-- Start --

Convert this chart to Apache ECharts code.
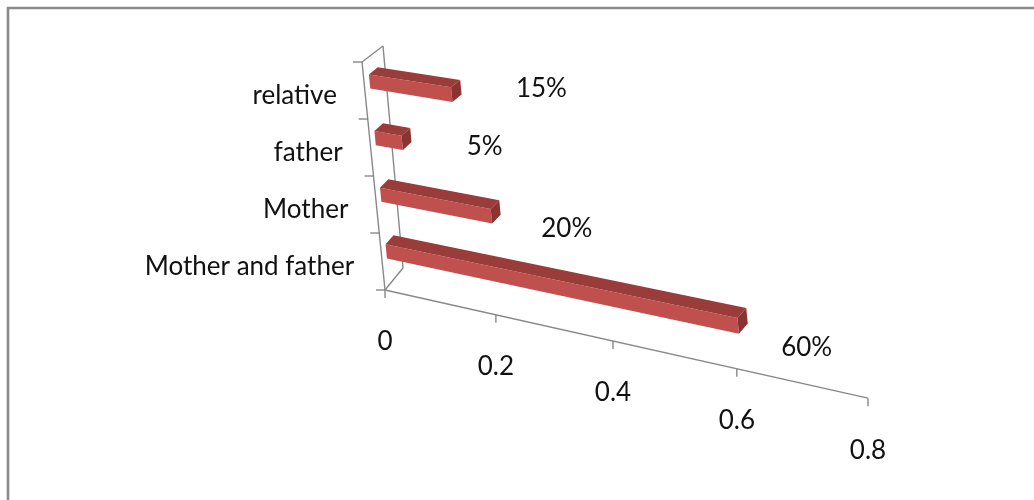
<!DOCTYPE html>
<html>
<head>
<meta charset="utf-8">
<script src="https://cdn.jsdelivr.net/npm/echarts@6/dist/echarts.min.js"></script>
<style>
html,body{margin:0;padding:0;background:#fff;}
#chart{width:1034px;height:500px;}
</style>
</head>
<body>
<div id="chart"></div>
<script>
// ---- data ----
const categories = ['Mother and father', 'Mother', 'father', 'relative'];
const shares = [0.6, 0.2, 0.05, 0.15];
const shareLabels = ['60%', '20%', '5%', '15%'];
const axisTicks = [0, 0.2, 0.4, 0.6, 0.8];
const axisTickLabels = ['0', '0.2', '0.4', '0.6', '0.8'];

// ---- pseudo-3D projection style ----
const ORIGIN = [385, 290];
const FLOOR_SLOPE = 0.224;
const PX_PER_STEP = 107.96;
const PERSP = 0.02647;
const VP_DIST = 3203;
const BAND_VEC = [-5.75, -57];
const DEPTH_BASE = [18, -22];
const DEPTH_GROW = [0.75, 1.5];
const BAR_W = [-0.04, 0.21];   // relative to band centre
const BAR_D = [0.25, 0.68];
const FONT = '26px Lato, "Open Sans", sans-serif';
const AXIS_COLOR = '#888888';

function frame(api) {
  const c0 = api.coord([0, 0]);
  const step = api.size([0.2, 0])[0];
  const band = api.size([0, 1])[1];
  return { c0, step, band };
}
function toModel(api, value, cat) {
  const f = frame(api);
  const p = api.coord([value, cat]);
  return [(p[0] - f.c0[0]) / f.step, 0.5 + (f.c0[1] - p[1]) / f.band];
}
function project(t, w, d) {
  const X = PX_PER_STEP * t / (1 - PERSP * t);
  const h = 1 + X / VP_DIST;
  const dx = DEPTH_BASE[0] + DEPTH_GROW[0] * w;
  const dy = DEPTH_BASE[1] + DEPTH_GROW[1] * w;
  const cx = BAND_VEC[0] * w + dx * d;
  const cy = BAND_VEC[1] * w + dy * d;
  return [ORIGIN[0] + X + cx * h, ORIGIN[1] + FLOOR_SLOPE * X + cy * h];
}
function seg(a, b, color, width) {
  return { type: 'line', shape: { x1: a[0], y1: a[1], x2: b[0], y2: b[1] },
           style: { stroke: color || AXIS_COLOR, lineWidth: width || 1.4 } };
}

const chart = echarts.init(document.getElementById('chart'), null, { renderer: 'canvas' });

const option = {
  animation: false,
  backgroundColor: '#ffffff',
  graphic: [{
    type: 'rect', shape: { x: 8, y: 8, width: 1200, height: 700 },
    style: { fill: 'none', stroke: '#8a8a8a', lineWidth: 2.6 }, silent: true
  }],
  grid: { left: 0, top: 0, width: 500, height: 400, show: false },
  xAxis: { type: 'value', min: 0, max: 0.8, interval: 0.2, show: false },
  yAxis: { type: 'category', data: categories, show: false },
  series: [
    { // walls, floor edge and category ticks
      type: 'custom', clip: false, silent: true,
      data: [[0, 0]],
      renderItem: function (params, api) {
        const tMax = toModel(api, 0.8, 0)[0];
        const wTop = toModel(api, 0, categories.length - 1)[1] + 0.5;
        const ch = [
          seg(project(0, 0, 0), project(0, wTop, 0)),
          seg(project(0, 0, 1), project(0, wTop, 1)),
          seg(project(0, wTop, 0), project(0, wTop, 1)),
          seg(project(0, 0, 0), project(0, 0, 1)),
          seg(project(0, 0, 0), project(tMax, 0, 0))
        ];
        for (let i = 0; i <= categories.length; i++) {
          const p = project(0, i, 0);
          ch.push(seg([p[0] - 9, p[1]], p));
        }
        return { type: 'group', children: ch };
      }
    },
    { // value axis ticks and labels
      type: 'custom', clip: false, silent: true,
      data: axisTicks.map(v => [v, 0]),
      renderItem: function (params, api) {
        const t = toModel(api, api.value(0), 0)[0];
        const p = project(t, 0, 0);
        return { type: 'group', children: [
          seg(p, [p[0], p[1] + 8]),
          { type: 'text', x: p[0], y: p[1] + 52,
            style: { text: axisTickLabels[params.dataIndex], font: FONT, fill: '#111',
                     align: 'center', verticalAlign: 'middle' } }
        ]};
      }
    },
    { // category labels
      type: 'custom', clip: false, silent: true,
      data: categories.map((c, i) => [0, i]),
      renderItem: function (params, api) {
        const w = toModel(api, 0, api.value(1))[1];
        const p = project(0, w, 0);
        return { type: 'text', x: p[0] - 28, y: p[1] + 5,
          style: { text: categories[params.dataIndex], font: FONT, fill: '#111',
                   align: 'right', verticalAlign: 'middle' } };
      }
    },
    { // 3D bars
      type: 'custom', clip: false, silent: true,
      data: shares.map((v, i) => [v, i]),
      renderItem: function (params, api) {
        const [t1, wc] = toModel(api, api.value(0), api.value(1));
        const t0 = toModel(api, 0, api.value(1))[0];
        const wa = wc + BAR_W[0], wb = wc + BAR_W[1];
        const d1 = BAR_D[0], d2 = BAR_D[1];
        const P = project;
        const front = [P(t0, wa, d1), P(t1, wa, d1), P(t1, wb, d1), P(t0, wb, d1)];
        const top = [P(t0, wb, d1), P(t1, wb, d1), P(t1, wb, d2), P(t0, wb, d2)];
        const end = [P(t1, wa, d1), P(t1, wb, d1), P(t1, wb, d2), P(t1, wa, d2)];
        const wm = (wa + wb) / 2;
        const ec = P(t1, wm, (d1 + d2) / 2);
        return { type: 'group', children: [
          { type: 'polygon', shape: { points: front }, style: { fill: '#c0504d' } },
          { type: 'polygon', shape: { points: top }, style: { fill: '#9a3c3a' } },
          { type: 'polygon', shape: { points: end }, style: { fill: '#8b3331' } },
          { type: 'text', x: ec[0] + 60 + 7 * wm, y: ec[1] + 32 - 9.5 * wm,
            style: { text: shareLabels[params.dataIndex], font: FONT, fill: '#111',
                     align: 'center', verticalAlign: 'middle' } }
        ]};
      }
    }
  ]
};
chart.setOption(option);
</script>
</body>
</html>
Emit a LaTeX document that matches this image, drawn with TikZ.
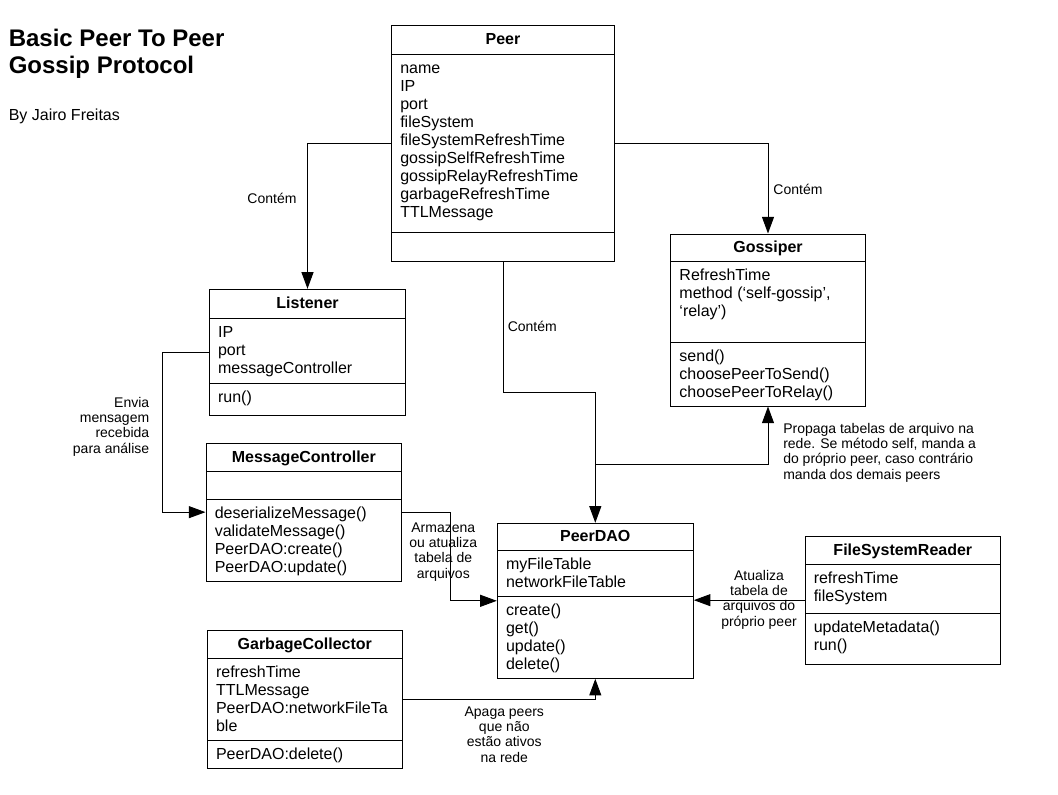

-- End --

Every line from the top of the entries through the line that holds "const AXIS_COLOR = '#888888';" is to be quoted exactly, please, and nothing else; omit the pictures.

Answer to this task
Convert this chart to Apache ECharts code.
<!DOCTYPE html>
<html>
<head>
<meta charset="utf-8">
<script src="https://cdn.jsdelivr.net/npm/echarts@6/dist/echarts.min.js"></script>
<style>
html,body{margin:0;padding:0;background:#fff;}
#chart{width:1034px;height:500px;}
</style>
</head>
<body>
<div id="chart"></div>
<script>
// ---- data ----
const categories = ['Mother and father', 'Mother', 'father', 'relative'];
const shares = [0.6, 0.2, 0.05, 0.15];
const shareLabels = ['60%', '20%', '5%', '15%'];
const axisTicks = [0, 0.2, 0.4, 0.6, 0.8];
const axisTickLabels = ['0', '0.2', '0.4', '0.6', '0.8'];

// ---- pseudo-3D projection style ----
const ORIGIN = [385, 290];
const FLOOR_SLOPE = 0.224;
const PX_PER_STEP = 107.96;
const PERSP = 0.02647;
const VP_DIST = 3203;
const BAND_VEC = [-5.75, -57];
const DEPTH_BASE = [18, -22];
const DEPTH_GROW = [0.75, 1.5];
const BAR_W = [-0.04, 0.21];   // relative to band centre
const BAR_D = [0.25, 0.68];
const FONT = '26px Lato, "Open Sans", sans-serif';
const AXIS_COLOR = '#888888';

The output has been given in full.